Pick out the lines below with "that" and list them.

— Start Data in this exercise —

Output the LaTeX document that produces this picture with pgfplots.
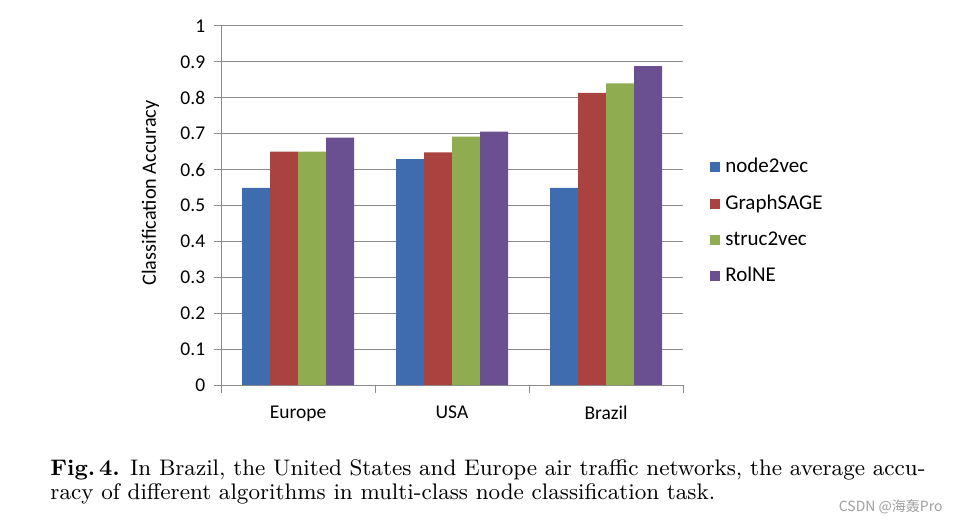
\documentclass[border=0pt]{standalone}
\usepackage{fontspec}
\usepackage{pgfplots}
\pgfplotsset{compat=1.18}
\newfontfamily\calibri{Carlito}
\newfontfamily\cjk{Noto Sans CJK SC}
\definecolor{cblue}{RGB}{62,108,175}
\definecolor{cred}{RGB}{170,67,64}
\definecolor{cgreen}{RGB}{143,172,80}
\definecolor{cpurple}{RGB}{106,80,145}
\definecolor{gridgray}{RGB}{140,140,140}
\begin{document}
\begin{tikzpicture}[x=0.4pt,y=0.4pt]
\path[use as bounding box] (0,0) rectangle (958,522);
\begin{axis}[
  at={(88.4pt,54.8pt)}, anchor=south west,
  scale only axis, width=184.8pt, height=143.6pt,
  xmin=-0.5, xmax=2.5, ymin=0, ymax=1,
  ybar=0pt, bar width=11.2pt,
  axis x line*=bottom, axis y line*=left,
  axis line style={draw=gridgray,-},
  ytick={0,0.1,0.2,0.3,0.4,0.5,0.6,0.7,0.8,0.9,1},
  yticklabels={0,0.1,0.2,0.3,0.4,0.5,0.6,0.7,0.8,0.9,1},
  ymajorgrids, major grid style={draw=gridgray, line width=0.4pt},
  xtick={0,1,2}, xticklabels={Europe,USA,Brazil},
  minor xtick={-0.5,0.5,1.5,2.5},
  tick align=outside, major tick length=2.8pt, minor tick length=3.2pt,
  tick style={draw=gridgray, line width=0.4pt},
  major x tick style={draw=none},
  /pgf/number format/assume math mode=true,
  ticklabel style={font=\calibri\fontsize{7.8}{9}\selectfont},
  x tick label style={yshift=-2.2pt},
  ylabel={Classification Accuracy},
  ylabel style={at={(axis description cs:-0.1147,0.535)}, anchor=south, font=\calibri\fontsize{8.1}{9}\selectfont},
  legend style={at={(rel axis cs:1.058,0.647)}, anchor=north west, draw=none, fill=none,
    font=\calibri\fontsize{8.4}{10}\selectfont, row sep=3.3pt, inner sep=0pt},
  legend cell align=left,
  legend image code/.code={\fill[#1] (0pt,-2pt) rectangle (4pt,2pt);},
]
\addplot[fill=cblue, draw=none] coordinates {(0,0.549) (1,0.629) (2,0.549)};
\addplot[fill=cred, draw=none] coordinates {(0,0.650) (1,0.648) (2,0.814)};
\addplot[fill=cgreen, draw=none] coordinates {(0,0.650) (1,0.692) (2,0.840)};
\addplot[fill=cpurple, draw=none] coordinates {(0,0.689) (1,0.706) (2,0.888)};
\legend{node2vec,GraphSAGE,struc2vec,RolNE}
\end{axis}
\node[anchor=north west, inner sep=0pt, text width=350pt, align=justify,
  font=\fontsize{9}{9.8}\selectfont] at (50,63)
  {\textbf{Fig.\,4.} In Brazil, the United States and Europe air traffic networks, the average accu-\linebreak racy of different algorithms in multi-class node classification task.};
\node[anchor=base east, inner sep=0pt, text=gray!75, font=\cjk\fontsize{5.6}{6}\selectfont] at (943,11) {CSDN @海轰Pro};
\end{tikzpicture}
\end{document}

— End Data in this exercise —
— Start Data in this exercise —

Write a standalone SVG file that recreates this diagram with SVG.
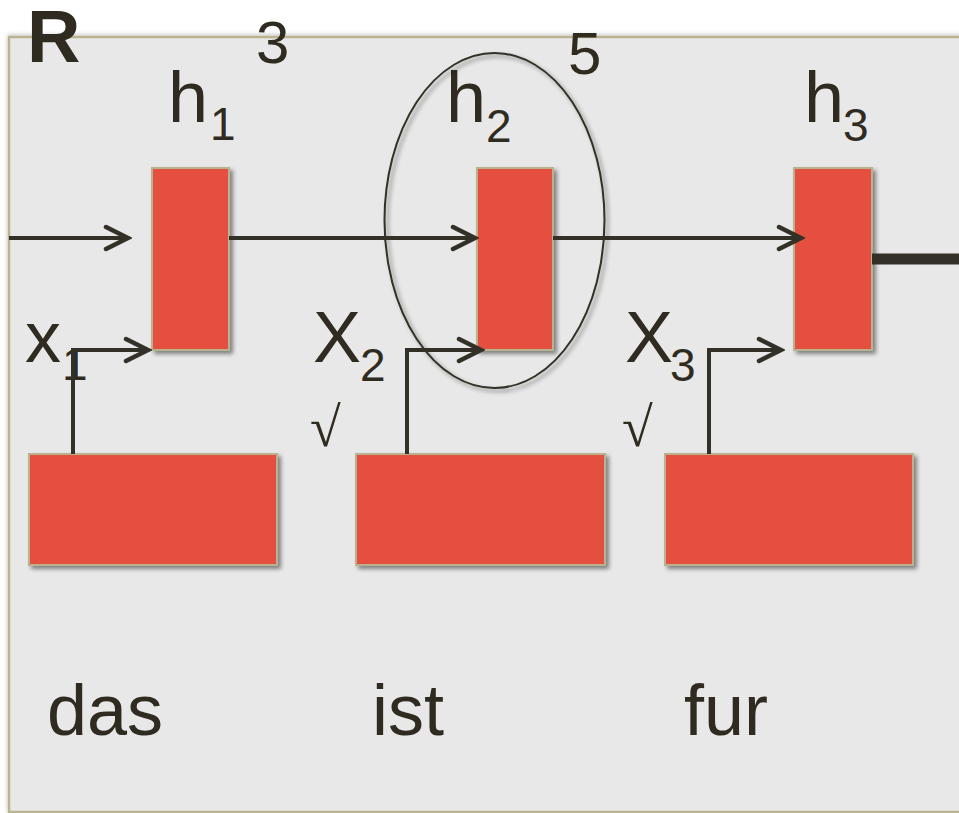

— End Data in this exercise —

Exercise result
Output the LaTeX document that produces this picture with pgfplots.
Write a standalone SVG file that recreates this diagram with SVG.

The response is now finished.